Lady Susan est une veuve qui en a terminé avec la gent masculine. Elle le sait, ils le savent, elle est égoïste, narcissique, entêtée et profondément attachée à sa liberté de faire et de penser. Ainsi va-t-elle vouloir séduire le pauvre Reginald, qui va vite tomber sous ses charmes. Ce court romain épistolaire de l'une des plus grandes figures britanniques du début 20ème, Jane Austen, est l'une de ses premières œuvres et comporte sûrement l'héroïne principale la plus antipathique de toute sa bibliographie. La plus caustique, aussi.

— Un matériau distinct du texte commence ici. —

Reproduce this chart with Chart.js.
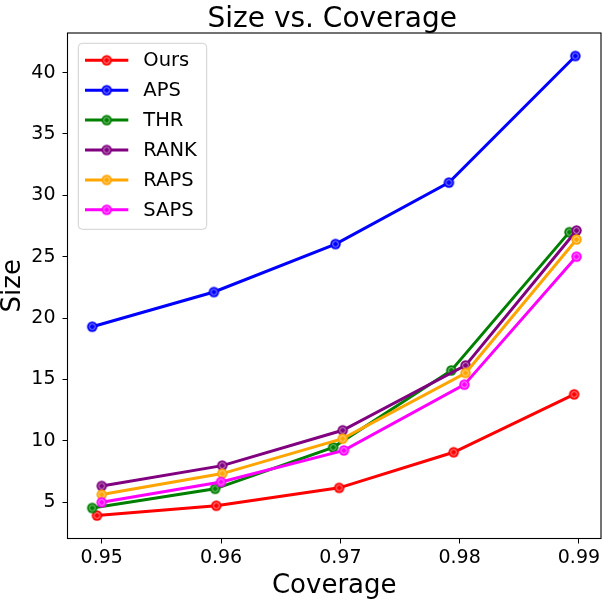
<!DOCTYPE html>
<html>
<head>
<meta charset="utf-8">
<script src="https://cdn.jsdelivr.net/npm/chart.js@4.4.1/dist/chart.umd.min.js"></script>
<style>
  html, body { margin: 0; padding: 0; background: #ffffff; }
  #wrap { width: 602px; height: 600px; }
</style>
</head>
<body>
<div id="wrap"><canvas id="c" width="602" height="600"></canvas></div>
<script>
// ---- Data ----
const seriesNames = ['Ours', 'APS', 'THR', 'RANK', 'RAPS', 'SAPS'];
const seriesColors = ['#ff0000', '#0000ff', '#008000', '#800080', '#ffa500', '#ff00ff'];

const oursCov  = [0.9496, 0.9596, 0.9699, 0.9795, 0.9896];
const oursSize = [3.90, 4.70, 6.16, 9.06, 13.78];
const apsCov   = [0.9492, 0.9594, 0.9696, 0.9791, 0.9897];
const apsSize  = [19.29, 22.12, 26.03, 31.04, 41.36];
const thrCov   = [0.9492, 0.9595, 0.9694, 0.9793, 0.9892];
const thrSize  = [4.52, 6.08, 9.46, 15.73, 27.00];
const rankCov  = [0.9500, 0.9601, 0.9702, 0.9805, 0.9898];
const rankSize = [6.31, 7.97, 10.85, 16.14, 27.13];
const rapsCov  = [0.9500, 0.9601, 0.9702, 0.9805, 0.9898];
const rapsSize = [5.61, 7.32, 10.17, 15.52, 26.40];
const sapsCov  = [0.9500, 0.9600, 0.9703, 0.9804, 0.9898];
const sapsSize = [4.98, 6.64, 9.21, 14.57, 25.00];

const xTickValues = [0.95, 0.96, 0.97, 0.98, 0.99];
const xTickLabels = ['0.95', '0.96', '0.97', '0.98', '0.99'];
const yTickValues = [5, 10, 15, 20, 25, 30, 35, 40];
const yTickLabels = ['5', '10', '15', '20', '25', '30', '35', '40'];

const titleText = 'Size vs. Coverage';
const xTitle = 'Coverage';
const yTitle = 'Size';

const covSeries = [oursCov, apsCov, thrCov, rankCov, rapsCov, sapsCov];
const sizeSeries = [oursSize, apsSize, thrSize, rankSize, rapsSize, sapsSize];

// ---- Styling ----
const FONT = "'DejaVu Sans', 'Liberation Sans', sans-serif";

function markerCanvas(color) {
  const s = 13;
  const cv = document.createElement('canvas');
  cv.width = s; cv.height = s;
  const g = cv.getContext('2d');
  g.beginPath();
  g.arc(s / 2, s / 2, 5.2, 0, Math.PI * 2);
  g.fillStyle = color;
  g.fill();
  g.beginPath();
  g.arc(s / 2, s / 2, 2.9, 0, Math.PI * 2);
  g.strokeStyle = 'rgba(255,255,255,0.55)';
  g.lineWidth = 1;
  g.stroke();
  return cv;
}
const markers = seriesColors.map(markerCanvas);

const datasets = seriesNames.map((name, i) => ({
  label: name,
  data: covSeries[i].map((x, j) => ({ x: x, y: sizeSeries[i][j] })),
  borderColor: seriesColors[i],
  backgroundColor: seriesColors[i],
  borderWidth: 3,
  pointStyle: markers[i],
  pointRadius: 5,
  pointHoverRadius: 5,
  tension: 0,
  fill: false,
  clip: 8,
  order: seriesNames.length - i
}));

const framePlugin = {
  id: 'frame',
  afterDraw(chart) {
    const { ctx, chartArea: a } = chart;
    ctx.save();
    ctx.strokeStyle = '#000000';
    ctx.lineWidth = 1.1;
    ctx.strokeRect(a.left, a.top, a.right - a.left, a.bottom - a.top);
    // title
    ctx.fillStyle = '#000000';
    ctx.font = '28px ' + FONT;
    ctx.textAlign = 'center';
    ctx.textBaseline = 'alphabetic';
    ctx.fillText(titleText, (a.left + a.right) / 2 - 2, 27);
    ctx.restore();
  }
};

const legendPlugin = {
  id: 'innerLegend',
  afterDraw(chart) {
    const { ctx } = chart;
    const bx = 78.3, by = 43.3, bw = 128.4, bh = 186, r = 4;
    ctx.save();
    ctx.beginPath();
    ctx.moveTo(bx + r, by);
    ctx.lineTo(bx + bw - r, by);
    ctx.quadraticCurveTo(bx + bw, by, bx + bw, by + r);
    ctx.lineTo(bx + bw, by + bh - r);
    ctx.quadraticCurveTo(bx + bw, by + bh, bx + bw - r, by + bh);
    ctx.lineTo(bx + r, by + bh);
    ctx.quadraticCurveTo(bx, by + bh, bx, by + bh - r);
    ctx.lineTo(bx, by + r);
    ctx.quadraticCurveTo(bx, by, bx + r, by);
    ctx.closePath();
    ctx.fillStyle = 'rgba(255,255,255,0.8)';
    ctx.fill();
    ctx.strokeStyle = '#d0d0d0';
    ctx.lineWidth = 1;
    ctx.stroke();
    chart.data.datasets.forEach((ds, i) => {
      const y = 60.3 + i * 29.9;
      ctx.beginPath();
      ctx.moveTo(85, y);
      ctx.lineTo(128.3, y);
      ctx.strokeStyle = ds.borderColor;
      ctx.lineWidth = 3;
      ctx.stroke();
      const m = ds.pointStyle;
      ctx.drawImage(m, 106.7 - m.width / 2, y - m.height / 2);
      ctx.fillStyle = '#000000';
      ctx.font = '19.5px ' + FONT;
      ctx.textAlign = 'left';
      ctx.textBaseline = 'middle';
      ctx.fillText(ds.label, 143.3, y + 1);
    });
    ctx.restore();
  }
};

new Chart(document.getElementById('c'), {
  type: 'line',
  data: { datasets: datasets },
  options: {
    responsive: false,
    animation: false,
    devicePixelRatio: 1,
    layout: { autoPadding: false, padding: { top: 33, right: 1, left: 0, bottom: 0 } },
    plugins: {
      legend: { display: false },
      title: { display: false },
      tooltip: { enabled: false }
    },
    scales: {
      x: {
        type: 'linear',
        min: 0.94713,
        max: 0.99185,
        afterFit(scale) { scale.height = 61.5; scale.paddingLeft = 0; scale.paddingRight = 0; },
        afterBuildTicks(scale) { scale.ticks = xTickValues.map(v => ({ value: v })); },
        ticks: {
          color: '#000000',
          font: { family: FONT, size: 19 },
          padding: 3,
          maxRotation: 0,
          autoSkip: false,
          callback(value) { const k = xTickValues.findIndex(t => Math.abs(t - value) < 1e-9); return k >= 0 ? xTickLabels[k] : ''; }
        },
        grid: { display: true, drawOnChartArea: false, drawTicks: true, tickLength: 5, color: '#000000', lineWidth: 1 },
        border: { display: false },
        title: { display: true, text: xTitle, color: '#000000', font: { family: FONT, size: 26, lineHeight: 1 }, padding: { top: 0, bottom: 1 } }
      },
      y: {
        type: 'linear',
        min: 2.03,
        max: 43.23,
        afterFit(scale) { scale.width = 67.5; scale.paddingTop = 0; scale.paddingBottom = 0; },
        afterBuildTicks(scale) { scale.ticks = yTickValues.map(v => ({ value: v })); },
        ticks: {
          color: '#000000',
          font: { family: FONT, size: 19 },
          padding: 7,
          autoSkip: false,
          callback(value) { const k = yTickValues.findIndex(t => Math.abs(t - value) < 1e-9); return k >= 0 ? yTickLabels[k] : ''; }
        },
        grid: { display: true, drawOnChartArea: false, drawTicks: true, tickLength: 5, color: '#000000', lineWidth: 1 },
        border: { display: false },
        title: { display: true, text: yTitle, color: '#000000', font: { family: FONT, size: 26, lineHeight: 1 }, padding: { top: 0, bottom: 0 } }
      }
    }
  },
  plugins: [framePlugin, legendPlugin]
});
</script>
</body>
</html>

Comparée à Mme de Merteuil à juste titre, par sa liberté de ton, son emprise sur les hommes et sa relative liberté sexuelle (jamais il n'est question de coucher), Lady Susan me rappelle bien plus une autre héroïne de son imaginaire, qui apparaîtra bien après : Emma. Elle est le reflet de cette jeune femme qui aurait mal tourné, dont les défauts seraient devenus une force de frappe majeure, la femme forte qui prodigue ses conseils et sa vérité comme étant La Vérité. Jane Austen n'est pas encore totalement à l'aise avec ses personnages, qui ont tous un rôle plus ou moins précis dans son livre (la grande amie de Lady Susan, sa famille contre elle, le Reginald manipulé), nous sommes presque face à une pièce de théâtre, où tous sont cantonnés dans un rôle, certes magistral.
Ce roman est une suite de lettres qui suit approximativement le début du séjour de Lady Susan et sa fin, et les correspondances, les ragots, les états de fait sont parfaitement retranscrits, dans un ton léger qui pare les phrases mordantes de Jane Austen. On y retrouve ses thèmes principaux, la métamorphose de la raison en amour déraisonné, les valeurs et principes transgressés par les sentiments, la femme qui fait ses choix sans l'aval de son entourage (Orgueil et Préjugés).
Malgré le faible nombre de pages et le côté pastiche de cette femme que j'aurais aimé bien plus majestueuse, Lady Susan de Jane Austen est agréable à lire, à vivre et à ressentir. Une femme qui parle avec autant d'amour, d'humour et de pertinence du cœur endolori qui tombe en lambeaux ou qui s'illumine sous les coups vengeurs d'une veuve orgueilleuse, j'aime cela. Elle fut l'une des meilleures à se ionner beaucoup plus pour le processus qui mène à l'amour plus que pour cet état déjà établi ou le déchirement qui survient après, et je trouve personnellement ce point de vue tout à fait génial, car quoi de plus intéressant que cet état léthargique qui fend l'armure et toutes nos belles paroles, et nous fait tomber amoureux.